2 Indians among 7 girls awarded on Malala Day by United Nations
When Pakistani teen activist, Malala Yousafzai, celebrated her 16th birthday at the United Nations and demanded education for all children from the world leaders, she was not alone in her endeavour. Seven girls from across the world, who had done their share for children’s education, were supporting her with both word and gesture.world Updated: Jul 14, 2013 00:29 IST
When Pakistani teen activist, Malala Yousafzai, celebrated her 16th birthday at the United Nations and demanded education for all children from the world leaders, she was not alone in her endeavour.
Seven girls from across the world, who had done their share for children’s education, were supporting her with both word and gesture.
And when Malala told the gathering that “let us pick up our books and our pens. They are our most powerful weapons. One teacher, one book, one pen, can change the world,” they all agreed.
The girls were awarded the UN special envoy for global education’s youth courage award as part of the Malala Day celebrations.
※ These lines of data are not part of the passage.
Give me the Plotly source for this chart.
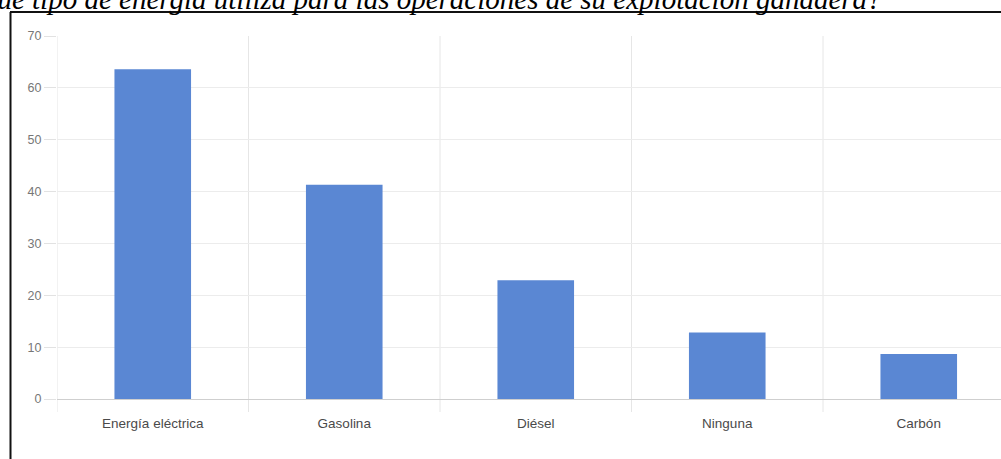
import plotly.graph_objects as go

# Survey answers: energy sources used on the livestock farm (%)
categories = ["Energía eléctrica", "Gasolina", "Diésel", "Ninguna", "Carbón"]
values = [63.6, 41.3, 22.9, 12.8, 8.7]
y_ticks = [0, 10, 20, 30, 40, 50, 60, 70]
question = "¿Qué tipo de energía utiliza para las operaciones de su explotación ganadera?"

W, H = 1001, 459
ML, MT, MB, MR = 57, 36, 60, 0
PW, PH = W - ML - MR, H - MT - MB


def px_x(x):
    return (x - ML) / PW


def px_y(y):
    return (H - MB - y) / PH


fig = go.Figure()
fig.add_trace(go.Bar(
    x=list(range(len(categories))),
    y=values,
    width=0.4,
    marker=dict(color="#5a87d3", line=dict(width=0)),
    hoverinfo="x+y",
))

# category slot width in pixels is ~191.5, the last slot runs past the right edge
slot = 191.5
x_end = -0.5 + PW / slot

fig.update_layout(
    width=W, height=H,
    margin=dict(l=ML, r=MR, t=MT, b=MB, pad=0),
    paper_bgcolor="white",
    plot_bgcolor="white",
    showlegend=False,
    font=dict(family="Liberation Sans, Arial, sans-serif"),
    xaxis=dict(
        tickmode="array",
        tickvals=list(range(len(categories))),
        ticktext=categories,
        range=[-0.5, x_end],
        showgrid=False,
        zeroline=False,
        showline=False,
        ticks="",
        ticklabelstandoff=14,
        tickfont=dict(size=13.5, color="#4a4a4a"),
    ),
    yaxis=dict(
        range=[0, 70],
        tickvals=y_ticks,
        showgrid=True,
        gridcolor="#ececec",
        gridwidth=1,
        zeroline=True,
        zerolinecolor="#cfcfcf",
        zerolinewidth=1,
        showline=False,
        ticks="outside",
        ticklen=12,
        tickcolor="#e2e2e2",
        tickfont=dict(size=12.5, color="#777777"),
    ),
)

# vertical separators between categories, extending a little below the baseline
shapes = []
for b in range(len(categories) + 1):
    xb = -0.5 + b
    if xb > x_end:
        break
    shapes.append(dict(
        type="line", xref="x", yref="paper",
        x0=xb, x1=xb, y0=px_y(412), y1=1,
        line=dict(color="#e6e6e6", width=1), layer="below",
    ))

# frame of the figure box
shapes.append(dict(type="line", xref="paper", yref="paper",
                   x0=px_x(10), x1=px_x(1001), y0=px_y(12), y1=px_y(12),
                   line=dict(color="#111111", width=2)))
shapes.append(dict(type="line", xref="paper", yref="paper",
                   x0=px_x(10.5), x1=px_x(10.5), y0=px_y(12), y1=px_y(470),
                   line=dict(color="#111111", width=2)))
fig.update_layout(shapes=shapes)

# caption line above the box (top part runs off the page)
fig.add_annotation(
    text="<i>" + question + "</i>",
    xref="paper", yref="paper",
    x=px_x(884), y=px_y(17),
    xanchor="right", yanchor="bottom",
    showarrow=False,
    font=dict(family="Liberation Serif, Times New Roman, serif", size=29, color="#000000"),
)

fig.write_html("out.html")
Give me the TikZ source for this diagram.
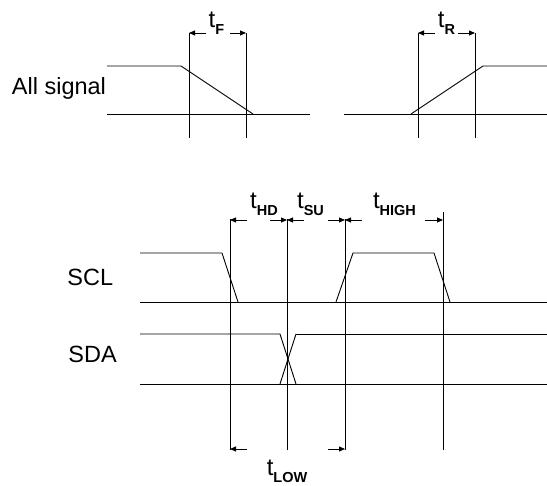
\documentclass[tikz,border=0pt]{standalone}
\usepackage{fontspec}
\setmainfont{Liberation Sans}
\usetikzlibrary{arrows.meta}
\newcommand{\tsub}[1]{t\raisebox{-7pt}{\fontsize{14.5}{16}\selectfont\bfseries #1}}
\begin{document}
\begin{tikzpicture}[x=1pt,y=-1pt,line width=0.9pt,
  dimarrow/.style={-{Triangle[length=6pt,width=5pt]}},
  sig/.style={font=\fontsize{23.5}{28}\selectfont,inner sep=0pt,anchor=base west},
  tlabel/.style={font=\fontsize{24}{28}\selectfont,inner sep=0pt,anchor=base}]
\useasboundingbox (0,0) rectangle (547,486);

% ---------- top: all signal ----------
\node[sig] (all) at (11.5,95) {All signal};
\draw (107,66) -- (181,66) -- (253,114);
\draw (107,114) -- (310,114);
\draw (344,114) -- (547,114);
\draw (411,114) -- (483,66) -- (547,66);

\foreach \n/\x in {f1/189,f2/246,r1/418,r2/475}{
  \coordinate (\n t) at (\x,33);
  \coordinate (\n b) at (\x,138);
  \draw (\n t) -- (\n b);
}
\coordinate (fa) at (206,33); \coordinate (fb) at (230,33);
\coordinate (ra) at (435,33); \coordinate (rb) at (458,33);
\draw[dimarrow] (fa) -- (f1t);
\draw[dimarrow] (fb) -- (f2t);
\draw[dimarrow] (ra) -- (r1t);
\draw[dimarrow] (rb) -- (r2t);
\node[tlabel] (tf) at (216.5,28) {\tsub{F}};
\node[tlabel] (tr) at (446.5,28) {\tsub{R}};

% ---------- bottom: SCL / SDA ----------
\node[sig] (scl) at (67,286) {SCL};
\node[sig] (sda) at (68,363) {SDA};

\draw (140,253) -- (222,253) -- (238,302);
\draw (140,302) -- (547,302);
\draw (336,302) -- (353,253) -- (434,253) -- (450,302);

\draw (140,334) -- (280,334) -- (296,384);
\draw (296,334) -- (547,334);
\draw (296,334) -- (280,384);
\draw (140,384) -- (547,384);

\foreach \n/\x/\y in {v1/230/219,v2/287/219,v3/345/219,v4/443/212}{
  \coordinate (\n t) at (\x,\y);
  \coordinate (\n b) at (\x,450);
  \draw (\n t) -- (\n b);
}
\coordinate (v1a) at (230,220); \coordinate (v2a) at (287,220);
\coordinate (v3a) at (345,220); \coordinate (v4a) at (443,220);
\coordinate (v1c) at (230,449); \coordinate (v3c) at (345,449);

\draw[dimarrow] (247,220) -- (v1a);
\draw[dimarrow] (270,220) -- (v2a);
\draw[dimarrow] (304,220) -- (v2a);
\draw[dimarrow] (328,220) -- (v3a);
\draw[dimarrow] (362,220) -- (v3a);
\draw[dimarrow] (425,220) -- (v4a);
\draw[dimarrow] (247,449) -- (v1c);
\draw[dimarrow] (328,449) -- (v3c);

\node[tlabel] (thd) at (264,209) {\tsub{HD}};
\node[tlabel] (tsu) at (310.5,209) {\tsub{SU}};
\node[tlabel] (thigh) at (394.5,209) {\tsub{HIGH}};
\node[tlabel] (tlow) at (287,475.5) {\tsub{LOW}};
\end{tikzpicture}
\end{document}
The girls, two Indians among them, were awarded for their courage to promote the cause of education and dignity of women.
The Indian girls are 21-year-old Ashwini from Bangalore and 15-year-old Razia from Uttar Pradesh.
Ashwini was awarded for fighting against odds to study and then using her education to campaign for the right to education for children with disabilities.
Visually impaired, Ashwini was brought up in a poor village in Karnataka and fought circumstances to complete her graduation. She overcame the odds, achieved great grades and got an excellent job with an IT firm. However, she gave it all up to campaign for other children with disabilities.
Ashwini now works for Leonard Cheshire Disability, a Bangalore-based NGO.
Razia, a former child labourer who stitched footballs for a living, struggled against the odds and succeeded in passing Class 11. She then helped stop the exploitation of 48 child labourers and made sure that they were enrolled in school.
The success stories were not only limited to India. Urmila, 22, of Nepal was awarded for her struggle in the field of girls’ education.
Her parents sold her as a kamalari or a child servant when she was just six. She remained trapped for 12 years before she discovered the kamalari system was illegal and was allowed to visit her family again.
Urmila never went back. Instead, she set up Kamalari Girls’ Freedom Forum, a group that has rescued thousands of girls and allowed them to go back to school.
Another awardee included Shazia, 15, of Pakistan who is the best friend of Malala and was seated next to her in the school bus that was attacked last October. The escalating violence has meant it was no longer safe for her to be in Pakistan and she has recently moved to the UK to complete her education.
Raouia, 12, from Morocco was given the award for her fight for the right to education and her struggle to achieve her goals. She was bold enough to tell the Moroccan education minister “mind your business” when he visited a Marrakech school and told Raouia she would be better off leaving school and becoming a child bride.
“You, your time would be better spent looking for a man,” he had told her. But Raouia stood up to him and stayed in school, completing her studies.
Keshob, 18, from Bangladesh won the award for her fight against child marriage. She is the chairman of ‘Wedding Busters’, a youth-led organisation that runs child marriage-free zones in Bangladesh.
Aminata, 20, from Sierra Leone received the honour for tirelessly campaigning to ensure that children affected by the conflict in her country are able to get education.